Индивидуализм и экономический порядок - стр. 47
Мне, однако, пора оставить то, что я назвал первым этапом нашей работы, и обратиться к вопросу о пользе от всех этих изощренных классификаций в общественных науках. Краткий ответ состоит в том, что мы используем различные виды индивидуального поведения, классифицируемые подобным образом, как элементы, из которых строим гипотетические модели в попытке воспроизвести структуры (patterns) общественных отношений, существующие, как мы знаем, в окружающем нас мире. Но это все еще оставляет нас перед вопросом, является ли подобный путь правильным при изучении социальных явлений. Не скрыты ли в этих общественных структурах, на самой их глубине, определенные осязаемые социальные факты, которые мы должны изучать и оценивать, как мы изучаем и оцениваем факты физические? Не следует ли нам, по крайней мере здесь, добывать наше знание путем наблюдений и опыта вместо того, чтобы «строить модели» из элементов, отыскиваемых в нашем собственном мышлении?
Убеждение в том, что когда мы от действий индивида обращаемся к наблюдению за социальными коллективными образованиями (collectivities), то переходим из царства смутных и субъективных умозрений в царство объективных фактов, распространено достаточно широко. Этого убеждения придерживаются все, кто думают, что они могут сделать общественные науки более «научными», подражая модели естественных наук. Его интеллектуальная подоснова была наиболее точно выражена родоначальником «социологии» Огюстом Контом, который в одном своем знаменитом заявлении утверждал, что в области социальных феноменов, как и в биологии, «целый объект безусловно лучше известен и более непосредственно доступен», чем составляющие его части[76]. Большая часть науки, которую он взялся создать, до сих пор основывается на этом или подобных представлениях.

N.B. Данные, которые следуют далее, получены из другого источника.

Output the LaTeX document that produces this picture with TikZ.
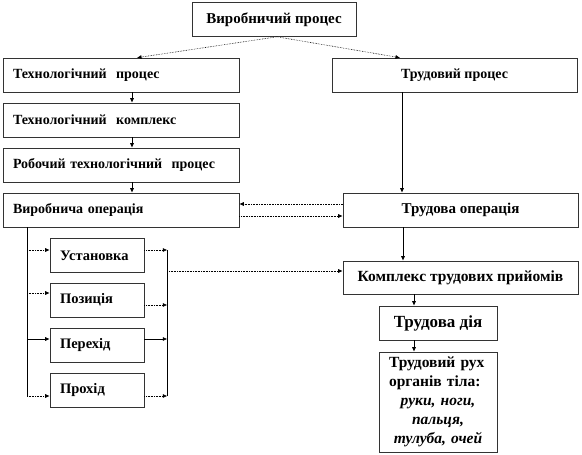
\documentclass[tikz,border=0pt]{standalone}
\usepackage{fontspec}
\setmainfont{Liberation Serif}
\usetikzlibrary{arrows.meta}

\newcommand{\bsz}[1]{\fontsize{#1}{19}\selectfont\bfseries}

\tikzset{
  box/.style={draw=black!80, line width=0.6pt, inner xsep=10pt, inner ysep=0pt,
    minimum height=34pt, font=\bsz{14}},
  lbox/.style={box, text width=216pt, align=left},
  sbox/.style={box, text width=74pt, align=left, font=\bsz{14.5}},
  cbox/.style={box, align=center},
  lnk/.style={-{Latex[length=4.5pt,width=4pt]}, line width=0.6pt},
  dots/.style={densely dotted}
}

\begin{document}
\begin{tikzpicture}[x=1pt,y=-1pt]
\useasboundingbox (0,0) rectangle (582,455);
% left column
\node[cbox, minimum width=164pt, font=\bsz{15}] (vp) at (274,19.5) {Виробничий процес};
\node[lbox] (tp) at (121,75) {Технологічний \ процес};
\node[lbox] (tk) at (121,120) {Технологічний \ комплекс};
\node[lbox] (rtp) at (121,165) {Робочий технологічний \ процес};
\node[lbox] (vo) at (121,210) {Виробнича операція};
\node[sbox] (ust) at (97,255.5) {Установка};
\node[sbox] (poz) at (97,300) {Позиція};
\node[sbox] (per) at (97,345) {Перехід};
\node[sbox] (proh) at (97,390) {Прохід};
% right column
\node[cbox, minimum width=245pt] (trp) at (454.5,75) {Трудовий процес};
\node[cbox, minimum width=235pt, font=\bsz{15}] (tro) at (460.5,210) {Трудова операція};
\node[cbox, minimum width=235pt, minimum height=33pt, font=\bsz{15.5}] (ktp) at (460.5,277.5) {Комплекс трудових прийомів};
\node[cbox, minimum width=118pt, font=\bsz{17}] (td) at (438,323) {Трудова дія};
\node[box, text width=98pt, minimum height=100pt, align=center, font=\bsz{15.5}] (tr) at (438,402)
  {Трудовий рух\hfill\null\\органів тіла:\hfill\null\\\textit{руки, ноги,}\\\textit{пальця,}\\\textit{тулуба, очей}};

% connectors
\draw[lnk,dots] ([xshift=3pt]vp.south) -- ([xshift=16pt]tp.north);
\draw[lnk,dots] ([xshift=3pt]vp.south) -- ([xshift=-54.5pt]trp.north);
\foreach \a/\b in {tp/tk, tk/rtp, rtp/vo}
  \draw[lnk] ([xshift=11pt]\a.south) -- ([xshift=11pt]\b.north);
\draw[lnk] ([xshift=-52.5pt]trp.south) coordinate (t1) -- (t1 |- tro.north);
\draw[lnk] ([xshift=-57.5pt]tro.south) -- ([xshift=-57.5pt]ktp.north);
\draw[lnk] ([xshift=-46.5pt]ktp.south) -- ([xshift=-24pt]td.north);
\draw[lnk] ([xshift=-24pt]td.south) -- ([xshift=-24pt]tr.north);
\draw[lnk,dots] ([yshift=6pt]tro.west) -- ([yshift=6pt]vo.east);
\draw[lnk,dots] ([yshift=-6pt]vo.east) -- ([yshift=-6pt]tro.west);

% branches of the operation
\coordinate (lt) at ([xshift=-94pt]vo.south);
\coordinate (rt) at ([xshift=23pt]ust.east);
\foreach \n/\o/\s in {ust/5.5/dots, poz/7/dots, per/6/solid, proh/-6/dots} {
  \coordinate (\n-in) at ([yshift=\o pt]\n.west);
  \draw[lnk,\s] (lt |- \n-in) -- (\n-in);
}
\foreach \n/\o/\s in {ust/5.5/dots, poz/-5/dots, per/6/solid, proh/-6/dots} {
  \coordinate (\n-out) at ([yshift=\o pt]\n.east);
  \draw[lnk,\s] (\n-out) -- (rt |- \n-out);
}
\draw[line width=0.6pt] (lt) -- (lt |- proh-in);
\draw[line width=0.6pt] (rt |- ust-out) -- (rt |- proh-out);
\coordinate (kin) at ([yshift=6.5pt]ktp.west);
\draw[lnk,dots] (rt |- kin) -- (kin);
\end{tikzpicture}
\end{document}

Я считаю чистой иллюзией подобную точку зрения, согласно которой такие социальные коллективные образования, как «общество» или «государство», любой социальный институт или явление рассматриваются как безусловно более объективные, нежели поддающиеся осмыслению действия индивидов. Я покажу, что то, что мы называем «социальными фактами», является фактами в том особом смысле, в каком этот термин используется в естественных науках, – не более чем индивидуальные действия и их объекты; что эти так называемые факты представляют собой скорее все те же мыслительные модели, строящиеся нами из элементов, обнаруживаемых в наших собственных умах, как и модели, создаваемые нами в теоретических общественных науках. И потому то, что мы делаем в этих науках, являет собой в логическом смысле точно то же самое, что мы всегда совершаем, когда ведем разговор о государстве или обществе, языке или рынке, – с той только разницей, что в науке мы в явной форме выражаем все то, что в обыденной речи присутствует скрыто и расплывчато.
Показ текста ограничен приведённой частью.